Karin Jampert: Was die Aus- und Weiterbildung von Fachkräften betrifft, ist unumstritten, dass es enormen Nachholbedarf gibt, und mittlerweile wurden bildungspolitische Initiativen (wie etwa die Weiterbildungsintitiative Frühpädagogische Fachkräfte - WiFF) gestartet, um die Qualifizierung von Erzieherinnen zu verbessern. Dies ist keine leichte Aufgabe. Denn Sprachentwicklung und Sprachförderung sind ein komplexes sprach- und entwicklungspsychologisches Thema, zu dem viele Erkenntnisse aus der Wissenschaft vorliegen, allerdings nicht in einer Fassung, die geeignet wäre für einen direkten Transfer an (angehende) Fachkräfte.

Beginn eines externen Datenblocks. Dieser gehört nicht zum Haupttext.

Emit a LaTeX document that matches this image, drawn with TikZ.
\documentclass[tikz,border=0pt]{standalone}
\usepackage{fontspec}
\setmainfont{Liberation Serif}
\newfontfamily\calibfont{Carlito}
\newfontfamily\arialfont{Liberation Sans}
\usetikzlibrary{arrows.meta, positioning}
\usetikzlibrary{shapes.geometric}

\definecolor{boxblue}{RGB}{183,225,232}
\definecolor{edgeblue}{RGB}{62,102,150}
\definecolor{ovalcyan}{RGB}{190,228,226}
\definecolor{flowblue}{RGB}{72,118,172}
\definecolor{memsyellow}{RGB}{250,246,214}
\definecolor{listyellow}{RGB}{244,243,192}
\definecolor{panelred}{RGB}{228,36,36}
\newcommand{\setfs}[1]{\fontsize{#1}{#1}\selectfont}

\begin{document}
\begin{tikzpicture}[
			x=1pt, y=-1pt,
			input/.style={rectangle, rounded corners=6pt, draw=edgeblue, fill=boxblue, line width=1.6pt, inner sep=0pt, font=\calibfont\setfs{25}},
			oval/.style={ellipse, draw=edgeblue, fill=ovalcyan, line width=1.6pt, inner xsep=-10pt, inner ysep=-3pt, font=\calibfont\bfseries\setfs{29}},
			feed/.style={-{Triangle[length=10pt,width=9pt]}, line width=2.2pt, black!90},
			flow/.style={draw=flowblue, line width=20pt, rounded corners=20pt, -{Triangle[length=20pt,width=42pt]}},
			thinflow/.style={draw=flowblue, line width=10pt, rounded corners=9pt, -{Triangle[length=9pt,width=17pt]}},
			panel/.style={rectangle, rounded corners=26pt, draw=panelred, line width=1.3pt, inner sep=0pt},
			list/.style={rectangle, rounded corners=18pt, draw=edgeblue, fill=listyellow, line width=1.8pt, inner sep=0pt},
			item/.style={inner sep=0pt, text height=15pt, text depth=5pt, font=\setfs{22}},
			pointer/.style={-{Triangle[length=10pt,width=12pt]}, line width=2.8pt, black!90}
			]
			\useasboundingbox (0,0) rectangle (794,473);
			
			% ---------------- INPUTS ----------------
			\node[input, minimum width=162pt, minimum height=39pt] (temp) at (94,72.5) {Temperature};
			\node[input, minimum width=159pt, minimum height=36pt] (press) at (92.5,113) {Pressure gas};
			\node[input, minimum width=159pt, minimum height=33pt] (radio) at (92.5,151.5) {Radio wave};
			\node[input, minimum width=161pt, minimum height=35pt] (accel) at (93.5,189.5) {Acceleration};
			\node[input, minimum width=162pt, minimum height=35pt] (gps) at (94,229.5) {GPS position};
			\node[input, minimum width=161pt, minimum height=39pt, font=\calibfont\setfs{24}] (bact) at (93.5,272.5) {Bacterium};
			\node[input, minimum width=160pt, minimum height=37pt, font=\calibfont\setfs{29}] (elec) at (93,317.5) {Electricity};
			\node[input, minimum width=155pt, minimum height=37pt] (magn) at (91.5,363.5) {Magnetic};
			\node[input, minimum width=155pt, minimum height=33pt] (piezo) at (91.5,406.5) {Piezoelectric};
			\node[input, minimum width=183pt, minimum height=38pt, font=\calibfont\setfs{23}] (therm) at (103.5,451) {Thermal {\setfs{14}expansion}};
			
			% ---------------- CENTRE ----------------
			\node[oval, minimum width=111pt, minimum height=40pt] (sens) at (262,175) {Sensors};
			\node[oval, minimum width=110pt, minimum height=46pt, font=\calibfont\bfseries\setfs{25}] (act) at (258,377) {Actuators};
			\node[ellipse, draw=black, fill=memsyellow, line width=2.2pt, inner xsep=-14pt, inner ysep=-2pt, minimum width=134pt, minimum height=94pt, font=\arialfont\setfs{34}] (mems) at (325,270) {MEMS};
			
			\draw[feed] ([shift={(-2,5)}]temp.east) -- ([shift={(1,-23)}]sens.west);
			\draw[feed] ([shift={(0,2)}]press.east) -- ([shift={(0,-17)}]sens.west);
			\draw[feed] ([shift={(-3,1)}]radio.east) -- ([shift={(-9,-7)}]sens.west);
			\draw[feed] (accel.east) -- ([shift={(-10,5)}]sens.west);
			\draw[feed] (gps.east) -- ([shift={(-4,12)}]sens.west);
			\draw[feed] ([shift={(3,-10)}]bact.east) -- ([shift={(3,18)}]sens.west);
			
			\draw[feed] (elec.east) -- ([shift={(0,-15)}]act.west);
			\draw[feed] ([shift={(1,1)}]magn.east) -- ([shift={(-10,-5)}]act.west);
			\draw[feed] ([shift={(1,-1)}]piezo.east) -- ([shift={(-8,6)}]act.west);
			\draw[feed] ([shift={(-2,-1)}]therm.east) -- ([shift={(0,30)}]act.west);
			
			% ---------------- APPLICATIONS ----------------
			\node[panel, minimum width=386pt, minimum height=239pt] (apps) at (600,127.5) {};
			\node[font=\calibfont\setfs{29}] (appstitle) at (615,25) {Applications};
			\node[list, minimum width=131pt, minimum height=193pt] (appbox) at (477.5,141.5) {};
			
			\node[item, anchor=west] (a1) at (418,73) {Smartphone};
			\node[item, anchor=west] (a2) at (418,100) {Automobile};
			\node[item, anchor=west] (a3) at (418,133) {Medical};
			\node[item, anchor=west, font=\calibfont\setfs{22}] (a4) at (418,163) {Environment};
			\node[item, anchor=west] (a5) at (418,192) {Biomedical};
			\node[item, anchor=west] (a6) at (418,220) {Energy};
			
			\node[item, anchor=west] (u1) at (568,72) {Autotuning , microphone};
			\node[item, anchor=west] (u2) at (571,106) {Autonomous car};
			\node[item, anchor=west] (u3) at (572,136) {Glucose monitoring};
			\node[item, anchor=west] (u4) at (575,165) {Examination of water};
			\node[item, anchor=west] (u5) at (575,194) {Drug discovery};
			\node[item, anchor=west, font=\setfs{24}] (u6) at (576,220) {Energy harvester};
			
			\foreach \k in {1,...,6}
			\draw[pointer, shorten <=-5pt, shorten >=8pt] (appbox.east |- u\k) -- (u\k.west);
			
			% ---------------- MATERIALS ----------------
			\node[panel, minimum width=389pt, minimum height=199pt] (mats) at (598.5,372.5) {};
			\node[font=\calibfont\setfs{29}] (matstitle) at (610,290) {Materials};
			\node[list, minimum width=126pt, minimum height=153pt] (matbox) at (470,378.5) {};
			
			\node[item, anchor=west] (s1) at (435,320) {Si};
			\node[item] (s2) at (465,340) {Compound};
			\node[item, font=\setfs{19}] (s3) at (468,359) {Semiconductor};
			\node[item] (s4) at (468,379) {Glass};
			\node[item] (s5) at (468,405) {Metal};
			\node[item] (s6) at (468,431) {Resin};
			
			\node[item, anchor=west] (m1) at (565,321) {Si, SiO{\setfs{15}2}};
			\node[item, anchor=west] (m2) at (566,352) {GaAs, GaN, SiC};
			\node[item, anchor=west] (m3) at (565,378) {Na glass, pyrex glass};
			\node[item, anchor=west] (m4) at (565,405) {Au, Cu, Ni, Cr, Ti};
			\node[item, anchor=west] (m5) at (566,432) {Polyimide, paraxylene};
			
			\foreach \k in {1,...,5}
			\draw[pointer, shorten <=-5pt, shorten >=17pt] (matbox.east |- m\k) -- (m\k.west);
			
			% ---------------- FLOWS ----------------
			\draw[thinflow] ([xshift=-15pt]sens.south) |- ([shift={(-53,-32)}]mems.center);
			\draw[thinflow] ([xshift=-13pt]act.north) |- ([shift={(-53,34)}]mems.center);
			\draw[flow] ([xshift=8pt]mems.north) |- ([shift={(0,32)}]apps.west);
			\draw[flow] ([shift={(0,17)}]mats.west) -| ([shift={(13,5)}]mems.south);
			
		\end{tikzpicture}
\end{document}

Hier besteht dringender Handlungsbedarf.
BIBER: Wie können Erzieherinnen und Erzieher Sprachfördermaßnahmen im Kita-Alltag am besten umsetzen?

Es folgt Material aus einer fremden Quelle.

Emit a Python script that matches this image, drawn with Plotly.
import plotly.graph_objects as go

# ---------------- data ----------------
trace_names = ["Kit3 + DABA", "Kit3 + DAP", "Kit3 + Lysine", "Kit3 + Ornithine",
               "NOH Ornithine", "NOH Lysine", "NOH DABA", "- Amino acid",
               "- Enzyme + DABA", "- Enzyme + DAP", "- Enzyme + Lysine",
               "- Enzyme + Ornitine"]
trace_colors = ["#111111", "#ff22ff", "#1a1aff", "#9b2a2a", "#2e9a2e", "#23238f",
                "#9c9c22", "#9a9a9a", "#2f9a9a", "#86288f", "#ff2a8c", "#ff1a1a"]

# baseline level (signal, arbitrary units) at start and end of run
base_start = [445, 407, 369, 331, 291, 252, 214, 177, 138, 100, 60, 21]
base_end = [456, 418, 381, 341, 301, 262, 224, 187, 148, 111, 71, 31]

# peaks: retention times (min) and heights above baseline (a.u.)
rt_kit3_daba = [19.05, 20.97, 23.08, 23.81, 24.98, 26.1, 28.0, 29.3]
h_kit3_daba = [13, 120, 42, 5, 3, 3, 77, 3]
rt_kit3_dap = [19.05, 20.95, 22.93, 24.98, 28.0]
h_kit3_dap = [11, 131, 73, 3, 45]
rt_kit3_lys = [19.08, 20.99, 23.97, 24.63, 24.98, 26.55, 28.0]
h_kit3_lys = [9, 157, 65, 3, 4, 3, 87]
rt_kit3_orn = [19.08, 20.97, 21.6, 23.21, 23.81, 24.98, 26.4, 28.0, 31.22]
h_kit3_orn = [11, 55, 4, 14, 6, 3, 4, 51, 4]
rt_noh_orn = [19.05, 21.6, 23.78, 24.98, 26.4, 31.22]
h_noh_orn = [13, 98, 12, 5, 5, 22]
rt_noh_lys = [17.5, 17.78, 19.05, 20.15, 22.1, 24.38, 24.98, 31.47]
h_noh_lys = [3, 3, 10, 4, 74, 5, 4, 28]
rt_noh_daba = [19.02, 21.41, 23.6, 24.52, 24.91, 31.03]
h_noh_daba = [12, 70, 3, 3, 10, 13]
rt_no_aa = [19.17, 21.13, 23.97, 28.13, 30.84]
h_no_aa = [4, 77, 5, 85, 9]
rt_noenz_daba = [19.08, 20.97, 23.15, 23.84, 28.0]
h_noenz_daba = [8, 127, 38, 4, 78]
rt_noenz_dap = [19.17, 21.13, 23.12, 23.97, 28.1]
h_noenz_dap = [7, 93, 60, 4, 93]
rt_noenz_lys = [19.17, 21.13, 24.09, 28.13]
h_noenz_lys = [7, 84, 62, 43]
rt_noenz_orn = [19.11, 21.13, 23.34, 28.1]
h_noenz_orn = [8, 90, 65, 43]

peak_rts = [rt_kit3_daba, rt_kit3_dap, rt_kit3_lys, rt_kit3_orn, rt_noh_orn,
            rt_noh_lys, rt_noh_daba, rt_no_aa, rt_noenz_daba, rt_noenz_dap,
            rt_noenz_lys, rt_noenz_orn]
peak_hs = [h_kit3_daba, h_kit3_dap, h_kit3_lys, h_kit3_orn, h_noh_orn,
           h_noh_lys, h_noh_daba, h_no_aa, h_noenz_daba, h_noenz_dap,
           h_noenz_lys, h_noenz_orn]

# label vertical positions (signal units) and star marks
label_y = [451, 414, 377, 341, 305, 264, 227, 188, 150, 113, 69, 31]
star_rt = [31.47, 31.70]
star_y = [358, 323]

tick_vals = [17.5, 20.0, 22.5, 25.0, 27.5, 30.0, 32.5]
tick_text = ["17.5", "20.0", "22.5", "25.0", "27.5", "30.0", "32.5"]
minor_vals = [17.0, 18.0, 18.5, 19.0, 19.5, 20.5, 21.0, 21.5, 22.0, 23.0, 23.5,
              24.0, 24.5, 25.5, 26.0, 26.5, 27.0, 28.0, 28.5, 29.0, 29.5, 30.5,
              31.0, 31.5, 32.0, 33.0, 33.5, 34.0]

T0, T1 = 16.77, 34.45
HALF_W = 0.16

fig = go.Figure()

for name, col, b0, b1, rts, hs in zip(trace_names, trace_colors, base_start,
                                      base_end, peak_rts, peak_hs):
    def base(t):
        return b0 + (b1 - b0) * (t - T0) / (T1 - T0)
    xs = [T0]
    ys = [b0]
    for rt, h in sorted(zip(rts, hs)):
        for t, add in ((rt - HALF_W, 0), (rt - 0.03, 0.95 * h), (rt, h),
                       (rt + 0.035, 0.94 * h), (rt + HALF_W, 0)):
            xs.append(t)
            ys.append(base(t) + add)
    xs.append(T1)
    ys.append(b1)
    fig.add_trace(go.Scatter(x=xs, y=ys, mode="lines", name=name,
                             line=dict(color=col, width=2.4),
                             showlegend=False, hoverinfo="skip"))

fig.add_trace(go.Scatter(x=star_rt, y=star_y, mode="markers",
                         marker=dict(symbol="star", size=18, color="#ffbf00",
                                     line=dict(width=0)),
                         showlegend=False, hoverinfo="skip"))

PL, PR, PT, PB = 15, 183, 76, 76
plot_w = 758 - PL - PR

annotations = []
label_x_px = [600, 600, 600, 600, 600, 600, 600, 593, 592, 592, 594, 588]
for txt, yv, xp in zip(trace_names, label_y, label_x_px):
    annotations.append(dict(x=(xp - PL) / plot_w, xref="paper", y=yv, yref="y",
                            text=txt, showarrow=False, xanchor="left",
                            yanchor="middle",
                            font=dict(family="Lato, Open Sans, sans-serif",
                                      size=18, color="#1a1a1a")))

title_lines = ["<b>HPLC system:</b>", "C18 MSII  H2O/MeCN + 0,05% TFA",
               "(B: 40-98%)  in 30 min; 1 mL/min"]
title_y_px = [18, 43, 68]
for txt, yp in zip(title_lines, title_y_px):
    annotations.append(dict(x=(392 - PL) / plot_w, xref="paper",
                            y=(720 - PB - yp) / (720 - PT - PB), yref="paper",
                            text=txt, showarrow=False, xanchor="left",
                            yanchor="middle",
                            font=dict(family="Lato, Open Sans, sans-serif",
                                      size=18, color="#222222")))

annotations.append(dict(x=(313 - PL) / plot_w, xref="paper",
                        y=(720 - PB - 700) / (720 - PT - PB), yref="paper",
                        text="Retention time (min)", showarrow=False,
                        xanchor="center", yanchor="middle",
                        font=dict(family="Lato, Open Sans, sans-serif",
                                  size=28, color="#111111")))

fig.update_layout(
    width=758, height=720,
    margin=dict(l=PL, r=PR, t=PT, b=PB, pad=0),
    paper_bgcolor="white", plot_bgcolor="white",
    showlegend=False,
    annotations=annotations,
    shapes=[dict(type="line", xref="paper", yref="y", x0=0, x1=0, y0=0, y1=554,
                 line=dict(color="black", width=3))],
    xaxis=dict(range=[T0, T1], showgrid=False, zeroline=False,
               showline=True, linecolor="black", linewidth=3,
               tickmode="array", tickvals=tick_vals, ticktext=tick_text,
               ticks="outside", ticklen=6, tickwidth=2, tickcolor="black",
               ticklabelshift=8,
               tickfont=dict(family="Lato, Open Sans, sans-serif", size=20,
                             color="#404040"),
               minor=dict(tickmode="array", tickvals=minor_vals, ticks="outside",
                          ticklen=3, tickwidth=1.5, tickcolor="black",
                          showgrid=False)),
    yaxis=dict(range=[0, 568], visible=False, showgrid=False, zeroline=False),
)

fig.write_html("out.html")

Karin Jampert: Diesbezüglich möchte ich noch einmal den Gedanken der Sprachförderung als Querschnittsaufgabe des Bildungsalltags aufgreifen, und zwar im Sinne einer Förderung, die sich am Stand der kindlichen Entwicklung orientiert. Es geht letztendlich um eine Antwort auf die Frage: Wie kann man Kinder in einer Entwicklung unterstützen und fördern, die sie ja eigentlich von sich aus vorantreiben? Aus meiner Sicht am besten dadurch, dass man ihren Motor des sprachlichen Fortschritts, also das, was Kinder unbewusst motiviert zur Aneignung von Sprache, berücksichtigt und unterstützt. Und dieser Motor des kindlichen Spracherwerbs besteht vor allem darin, dass Kinder in ihrem alltäglichen Handeln und entsprechend ihrem Entwicklungsstand Sprache als bedeutsam erleben können. Die Erweiterung sprachlicher Handlungsmöglichkeiten ist sinnvoll im Zusammenhang mit der Weiterentwicklung der kindlichen Persönlichkeit. Denn mit den kindlichen Entwicklungsschritten verändern sich die Aktivitäten und Themen, die für Kinder wichtig sind, und damit auch die dafür nötigen sprachlichen Anforderungen. Außerdem ist das Sprachverhalten eng verbunden mit der Entwicklung der kindlichen Identität, mit der Entstehung und Gestaltung von Freundschaften zwischen Kindern sowie mit dem Aufbau eines sprachlichen Erfahrungswissens und Gedächtnisses. Kurz gesagt: Sprachförderung gelingt am besten in einem anregenden Bildungsalltag, in dem Sprache wichtig wird für die geteilte Aufmerksamkeit im Dialog, für die Kooperation im spielerischen Handeln mit den Freunden sowie für die Partizipation und aktive Beteiligung am alltäglichen Geschehen.